Une loi d’amnistie. C’est ce dont pourraient bénéficier Khalifa Sall et Karim Wade. Mais, à une condition, la réélection de Macky Sall.
Chaque fois que ses partisans ont évoqué son éventuel retour, le pouvoir a agité le chiffon rouge. Il leur a, invariablement, opposé l’éventuelle application de la contrainte par corps. Laquelle est, selon le dictionnaire en ligne, universalis, une «mesure d’exécution légale qui consiste à appréhender de plein droit un condamné afin qu’il s’acquitte de son dû». Si elle est exécutée contre Karim Wade, cette mesure judiciaire pourrait l’amener directement en prison, lui qui a été condamné en 2015 à 6 ans d’emprisonnement ferme et à 138 milliards de Fcfa d’amende. A contrario, s’il reste au Qatar, aucune de ces mesures ne pourra lui être collée pour qui sait lire entre les lignes du discours des thuriféraires du pouvoir. Ce, jusqu’à la réélection de Macky Sall qui, s’il est remis en selle en 2019, pourrait faire voter une loi générale d’amnistie. Ce, si l’on en croit l’hebdomadaire parisien Jeune Afrique, dans son édition de cette semaine. «Le Président sénégalais envisage d’accorder une amnistie générale après la présidentielle, s’il était réélu. Elle pourrait notamment concerner Khalifa Sall. Un projet de nature à faire patienter Karim Wade», lit-on dans les «Confidentiels» de Jeune Afrique. Le magazine fondé par Béchir Ben Yahmed révèle que plusieurs chefs d’Etat de l’Afrique de l’ouest et centrale sont intervenus auprès du fils de l’ancien Président Wade pour le dissuader quant à toute velléité de retour d’autant que, argumentent-ils, «il n’est pas éligible [car] n’étant pas inscrit sur les listes électorales».

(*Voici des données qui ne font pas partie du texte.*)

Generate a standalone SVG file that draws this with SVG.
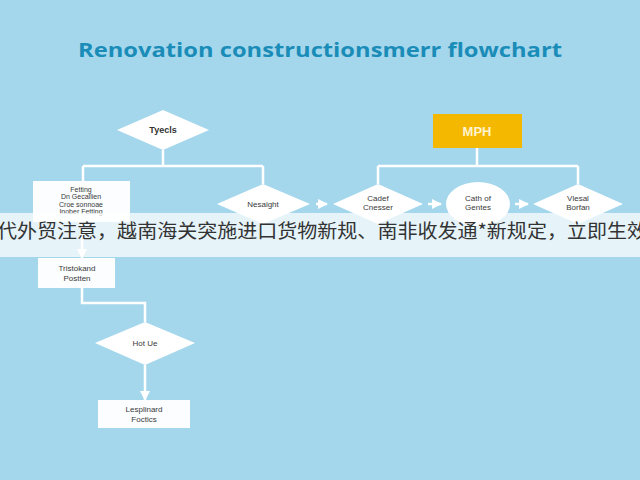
<svg xmlns="http://www.w3.org/2000/svg" width="640" height="480" viewBox="0 0 640 480">
<style>
.bg{fill:#a4d7ec}
.dia{fill:#ffffff}
.box{fill:#fbfdfe}
.ln{stroke:#ffffff;stroke-width:2.5;fill:none}
.t{font-family:"Liberation Sans",Arial,sans-serif;font-size:8px;fill:#3a3a3a;text-anchor:middle}
.tb{font-family:"Liberation Sans",Arial,sans-serif;font-size:9px;fill:#333;text-anchor:middle;font-weight:bold}
.fs{font-size:7px}
</style>
<defs>
<marker id="ah" viewBox="0 0 10 10" refX="9" refY="5" markerWidth="4" markerHeight="4" orient="auto"><path d="M0,0L10,5L0,10z" fill="#fff"/></marker>
</defs>
<rect class="bg" x="0" y="0" width="640" height="480"/>
<text x="320" y="57" font-family="'Open Sans','Liberation Sans',sans-serif" font-weight="bold" font-size="20" fill="#1a8cb8" text-anchor="middle" textLength="484" lengthAdjust="spacingAndGlyphs">Renovation constructionsmerr flowchart</text>
<g id="connectors">
<path class="ln" d="M163,150V166M83,166H263M83,166V181M263,166V184"/>
<path class="ln" d="M477,148V166M378,166H578M378,166V184M578,166V184"/>
<path class="ln" d="M316,204H327" marker-end="url(#ah)"/>
<path class="ln" d="M428,204H441" marker-end="url(#ah)"/>
<path class="ln" d="M515,204H528" marker-end="url(#ah)"/>
<path class="ln" d="M82,222V258" marker-end="url(#ah)"/>
<path class="ln" d="M82,288V303H145V322"/>
<path class="ln" d="M145,365V400" marker-end="url(#ah)"/>
</g>
<g id="n-tyecls"><path class="dia" d="M163,110L209,130L163,150L117,130z"/><text class="tb" x="163" y="133">Tyecls</text></g>
<g id="n-mph"><rect x="433" y="114" width="89" height="34" fill="#f5b800"/><text x="477" y="136" font-family="'Liberation Sans',Arial,sans-serif" font-weight="bold" font-size="13" fill="#fdf3d0" text-anchor="middle">MPH</text></g>
<g id="n-fetting"><rect class="box" x="33" y="181" width="97" height="41"/>
<text class="t fs" x="81" y="191.5">Fetting</text><text class="t fs" x="81" y="199">Dn Gecallien</text><text class="t fs" x="81" y="206.5">Croe sonnoae</text><text class="t fs" x="81" y="214" fill="#9aa">Inober Fetting</text></g>
<g id="n-nesaight"><path class="dia" d="M263,184L310,204L263,224L217,204z"/><text class="t" x="263" y="207" font-size="9">Nesaight</text></g>
<g id="n-cadef"><path class="dia" d="M378,184L423,204L378,224L333,204z"/><text class="t" x="378" y="201">Cadef</text><text class="t" x="378" y="210">Cnesser</text></g>
<g id="n-cath"><ellipse class="dia" cx="478" cy="204" rx="32" ry="22"/><text class="t" x="478" y="201">Cath of</text><text class="t" x="478" y="210">Gentes</text></g>
<g id="n-vlesal"><path class="dia" d="M578,184L623,204L578,224L533,204z"/><text class="t" x="578" y="201">Vlesal</text><text class="t" x="578" y="210">Borfan</text></g>
<g id="banner"><rect x="0" y="213" width="640" height="44" fill="#ffffff" opacity="0.72"/>
<text x="-3" y="238" font-family="'Noto Sans CJK SC','Noto Sans',sans-serif" font-size="19" fill="#333" textLength="650" lengthAdjust="spacingAndGlyphs">代外贸注意，越南海关突施进口货物新规、南非收发通*新规定，立即生效</text></g>
<g id="n-tristokand"><rect class="box" x="38" y="258" width="77" height="30"/><text class="t" x="77" y="271" fill="#888">Tristokand</text><text class="t" x="77" y="281">Postten</text></g>
<g id="n-hotue"><path class="dia" d="M145,322L195,343L145,365L95,343z"/><text class="t" x="145" y="346" font-size="9.5">Hot Ue</text></g>
<g id="n-lesplinard"><rect class="box" x="98" y="400" width="92" height="28"/><text class="t" x="144" y="412" font-size="8.5">Lesplinard</text><text class="t" x="144" y="422" font-size="8.5">Foctics</text></g>
</svg>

Plusieurs fois annoncé comme devant être de retour à Dakar, les partisans de Karim Wade scrutent, en vain, le ciel dans l’espoir d’y voir l’ombre de l’ancien tout puissant ministre d’Etat de son père. En vain. De sorte que certains cadres du Pds en étaient arrivés à la conclusion qu’ils n’avanceraient plus de date quant à un éventuel retour de l’enfant prodige. Mais, récemment, profitant d’un déplacement du Comité directeur du Pds à Touba, à la veille du grand Magal, le coordonnateur du Pds, Oumar Sarr, avait relancé le débat évoquant l’imminence d’un retour de Karim Wade. Lequel, à un certain moment, avait été annoncé en Guinée où il compte de solides relations avec certaines personnalités de haut rang, notamment l’actuel Premier ministre d’Alpha Condé.
Pour rappel, l’ancien ministre d’Etat, ministre des Infrastructures et de la Coopération internationale, entre autres portefeuilles, a été, sur ordre du procureur spécial de la Cour de répression de l’enrichissement illicite (Crei), arrêté en 2013, poursuivi et jugé par cette juridiction d’exception puis incarcéré en 2014 pour enrichissement illicite. Condamné en 2015 à six ans d’emprisonnement ferme et à une amende de 138 milliards, il a été gracié par le président de la République, pour la peine privative de liberté, en 2016 tout en restant condamné à payer l’amende pécuniaire. Il part alors en exil au Qatar où il vit toujours. A la veille de son jugement par la Crei, le Pds l’avait investi comme son candidat à la présidentielle. Mais, une révision du Code électoral votée entre temps, interdit son inscription sur les listes électorales qui est, du coup, rejetée. Commence alors une longue procédure devant les juridictions qui aboutit au rejet de son recours en dernier ressort devant la Cour suprême. Malgré tout, son parti maintient sa candidature pour le scrutin du 24 février 2019.